1. I think if there's an E field inside the conductor, then the electrons would feel a force and start moving. Since electrons repel each other, they will go as far as possible, which is along the surface. How can this prove the $E_{field} = 0$?

If they move when there's an E field, when will they stop moving? Might the changed arrangement of the electrons be able to provide that circumstance when added to your external field?

(Note that there might not be such a circumstance, as @Dale commented, but there will be for something like a conducting sphere near a charge.)

 

[Meir Achuz]

We derive Gauss's law from Coulomb's law for a single point charge.
We start with the surface integral,
$$
\oint {\bf dA}\cdot{\bf E}=q \oint{\bf d A}\cdot\frac{{\bf r}}{r^3},
$$
of the normal component of ${\bf E}$ over a closed surface surrounding the point charge.

The vector differential of area, ${\bf dA}$, is an infinitesimal surface element of magnitude dA. Since it is infinitesimal, it approaches a plane surface, tangent to the closed surface. By convention, its vector direction is along the outward normal to the closed surface. The integrand,$\frac{{\bf \hat r}\cdot{\bf dA}}{r^2}$, of the surface integral, can be recognized as the definition of the solid angle, $d\Omega$, subtended by the differential surface.
Then the surface integral can be written as
$$\oint{\bf dA}\cdot{\bf E}=q\oint d\Omega=4\pi\, q,$$
with the factor $4\pi$ arising as the magnitude of the total solid angle of any closed surface.
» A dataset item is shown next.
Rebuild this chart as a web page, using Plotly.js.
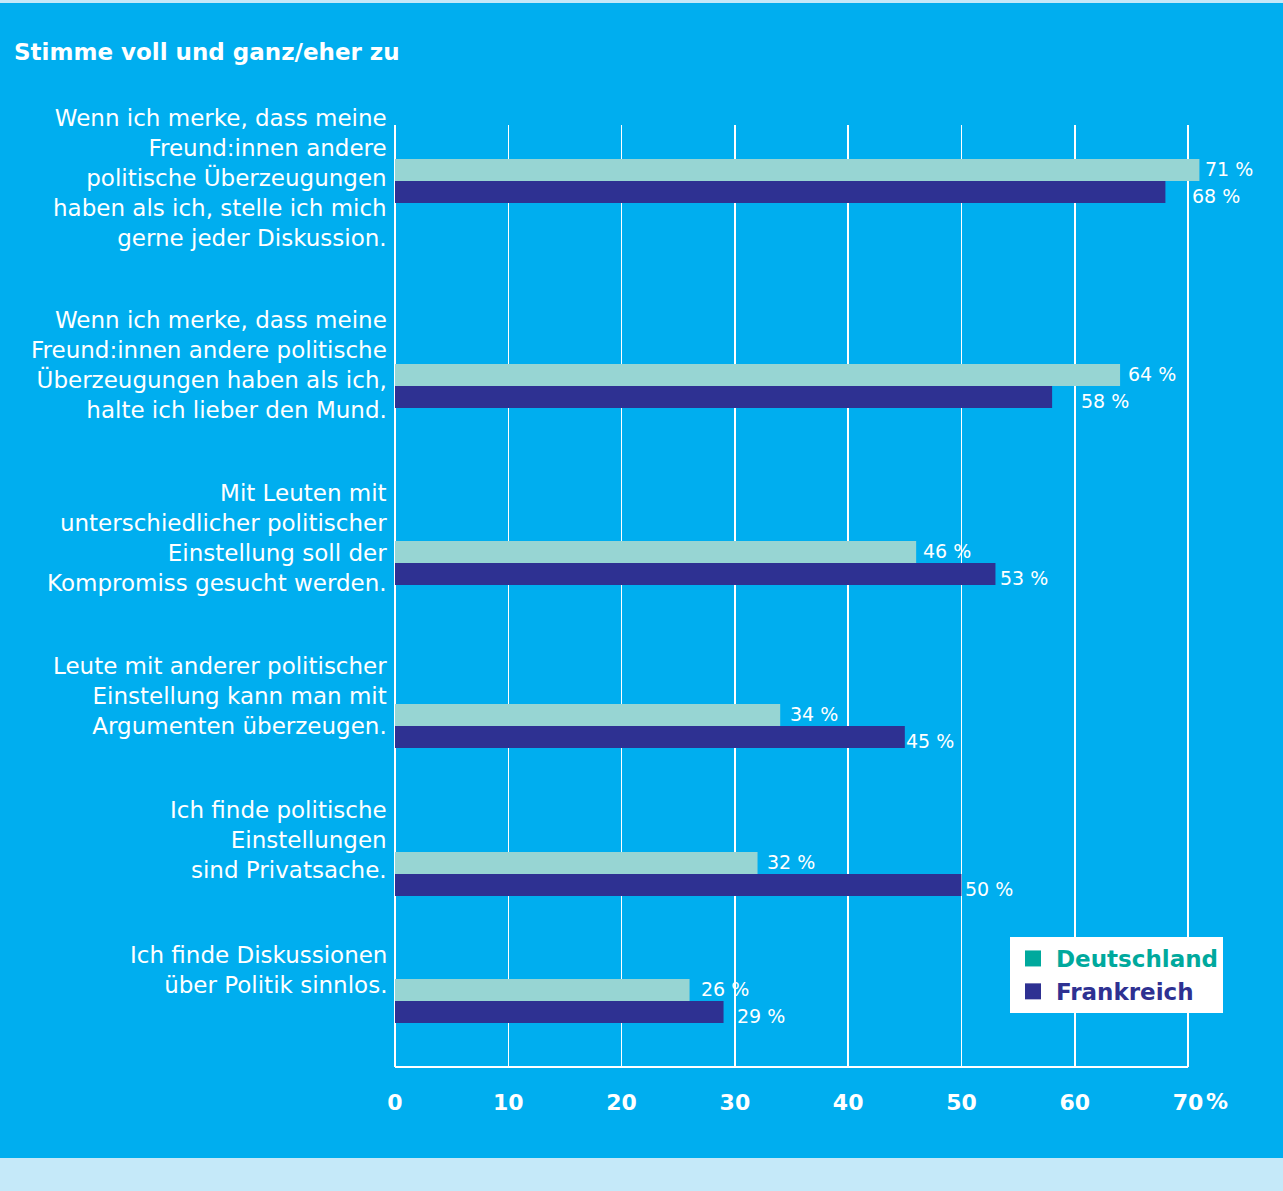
<!DOCTYPE html>
<html>
<head>
<meta charset="utf-8">
<script src="https://cdn.plot.ly/plotly-3.0.1.min.js"></script>
<style>
html,body{margin:0;padding:0;background:#00aeef;}
#chart{width:1283px;height:1191px;}
</style>
</head>
<body>
<div id="chart"></div>
<script>
// ---- data ----
const categories = [
  "Wenn ich merke, dass meine<br>Freund:innen andere<br>politische Überzeugungen<br>haben als ich, stelle ich mich<br>gerne jeder Diskussion.",
  "Wenn ich merke, dass meine<br>Freund:innen andere politische<br>Überzeugungen haben als ich,<br>halte ich lieber den Mund.",
  "Mit Leuten mit<br>unterschiedlicher politischer<br>Einstellung soll der<br>Kompromiss gesucht werden.",
  "Leute mit anderer politischer<br>Einstellung kann man mit<br>Argumenten überzeugen.",
  "Ich finde politische<br>Einstellungen<br>sind Privatsache.",
  "Ich finde Diskussionen<br>über Politik sinnlos."
];
const deutschland = [71, 64, 46, 34, 32, 26];
const frankreich  = [68, 58, 53, 45, 50, 29];
const tickValues  = [0, 10, 20, 30, 40, 50, 60, 70];
const tickLabels  = ["0", "10", "20", "30", "40", "50", "60", "70"];
const seriesNames = ["Deutschland", "Frankreich"];
const chartTitle  = "Stimme voll und ganz/eher zu";

// ---- layout helpers (vertical slots, label nudges in px) ----
const barPos   = [181, 386, 563, 726, 874, 1001];
const labelPos = [178, 365, 538, 696, 840, 970];
const gapDE    = [6, 8, 7, 10, 9, 11];
const gapFR    = [27, 29, 5, 1, 4, 13];

const FONT = "'DejaVu Sans', sans-serif";
const BG = "#00aeef", LIGHT = "#c5e9f9";
const DE_BAR = "#97d5d3", DE_KEY = "#00a99d", FR_COL = "#2e3192";

const traces = [
  {
    type: "bar", orientation: "h", x: deutschland, y: barPos,
    width: 22, offset: -22, marker: {color: DE_BAR, line: {width: 0}},
    showlegend: false, hoverinfo: "x"
  },
  {
    type: "bar", orientation: "h", x: frankreich, y: barPos,
    width: 22, offset: 0, marker: {color: FR_COL, line: {width: 0}},
    showlegend: false, hoverinfo: "x"
  },
  {
    type: "scatter", mode: "markers", x: [null], y: [null],
    name: "<span style='color:" + DE_KEY + "'><b>" + seriesNames[0] + "</b></span>",
    marker: {symbol: "square", size: 16, color: DE_KEY}
  },
  {
    type: "scatter", mode: "markers", x: [null], y: [null],
    name: "<span style='color:" + FR_COL + "'><b>" + seriesNames[1] + "</b></span>",
    marker: {symbol: "square", size: 16, color: FR_COL}
  }
];

const annotations = categories.map((c, i) => ({
  text: c, xref: "paper", x: 0, xanchor: "right", xshift: -6,
  yref: "y", y: labelPos[i], yanchor: "middle",
  align: "right", showarrow: false,
  font: {family: FONT, size: 23, color: "#ffffff"}
}));
const valFont = {family: FONT, size: 19, color: "#ffffff"};
deutschland.forEach((v, i) => annotations.push({
  text: v + " %", xref: "x", x: v, xanchor: "left", xshift: gapDE[i] - 2,
  yref: "y", y: barPos[i] - 11, yanchor: "middle", yshift: 1,
  showarrow: false, font: valFont
}));
frankreich.forEach((v, i) => annotations.push({
  text: v + " %", xref: "x", x: v, xanchor: "left", xshift: gapFR[i] - 2,
  yref: "y", y: barPos[i] + 11, yanchor: "middle", yshift: -4,
  showarrow: false, font: valFont
}));
annotations.push({
  text: "<b>%</b>", xref: "x", x: 70, xanchor: "left", xshift: 16,
  yref: "paper", y: -0.0361, yanchor: "middle", showarrow: false,
  font: {family: FONT, size: 22, color: "#ffffff"}
});

const layout = {
  width: 1283, height: 1191,
  paper_bgcolor: BG, plot_bgcolor: BG,
  margin: {l: 395, r: 0, t: 125, b: 124},
  title: {
    text: "<b>" + chartTitle + "</b>", xref: "container", x: 14/1283, xanchor: "left",
    yref: "container", y: 1 - 52/1191, yanchor: "middle",
    font: {family: FONT, size: 23, color: "#ffffff"}
  },
  barmode: "overlay",
  xaxis: {
    range: [0, 78.38], tickvals: tickValues, ticktext: tickLabels.map(t => "<b>" + t + "</b>"),
    showgrid: true, gridcolor: "#ffffff", gridwidth: 1.5,
    zeroline: true, zerolinecolor: "#ffffff", zerolinewidth: 1.5,
    showline: false, ticks: "", ticklabelstandoff: 20,
    tickfont: {family: FONT, size: 22, color: "#ffffff"}, fixedrange: true
  },
  yaxis: {
    range: [1067, 125], showticklabels: false, showgrid: false,
    zeroline: false, showline: false, ticks: "", fixedrange: true
  },
  legend: {
    x: (1010 - 395) / 888, xanchor: "left", y: (1067 - 937) / 942, yanchor: "top",
    bgcolor: "#ffffff", borderwidth: 0, font: {family: FONT, size: 23},
    itemclick: false, itemdoubleclick: false, tracegroupgap: 0, itemwidth: 36
  },
  shapes: [
    {type: "line", xref: "x", yref: "paper", x0: 0, x1: 70, y0: 0, y1: 0,
     line: {color: "#ffffff", width: 2}},
    {type: "rect", xref: "paper", yref: "paper", x0: -395/888, x1: 1, y0: -(1158-1067)/942, y1: -124/942,
     fillcolor: LIGHT, line: {width: 0}, layer: "below"},
    {type: "rect", xref: "paper", yref: "paper", x0: -395/888, x1: 1, y0: 1 + 122/942, y1: 1 + 125/942,
     fillcolor: LIGHT, line: {width: 0}, layer: "below"}
  ],
  annotations: annotations
};

Plotly.newPlot("chart", traces, layout, {displayModeBar: false, staticPlot: true});
</script>
</body>
</html>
If the point charge $q$ were located outside the closed surface, then the surface integral would be zero.
If a plane surface is made to cut the closed integration surface into two parts, then the integrated solid angle over each part of the surface will equal in magnitude the solid angle subtended by the part of the plane surface inside the closed surface. But the two solid angles will be of opposite sign and just cancel. Thus the integral over the closed surface will be $4\pi q$ for a point charge inside the surface, and zero for a point charge outside the surface.

For a collection of point charges, only those inside the surface will contribute to the integral, and we have Gauss's law,
$$\oint {\bf dA}\cdot{\bf E}=4\pi\, Q_{\rm enclosed},$$
where $Q_{\rm enclosed}$ is the net charge within the surface.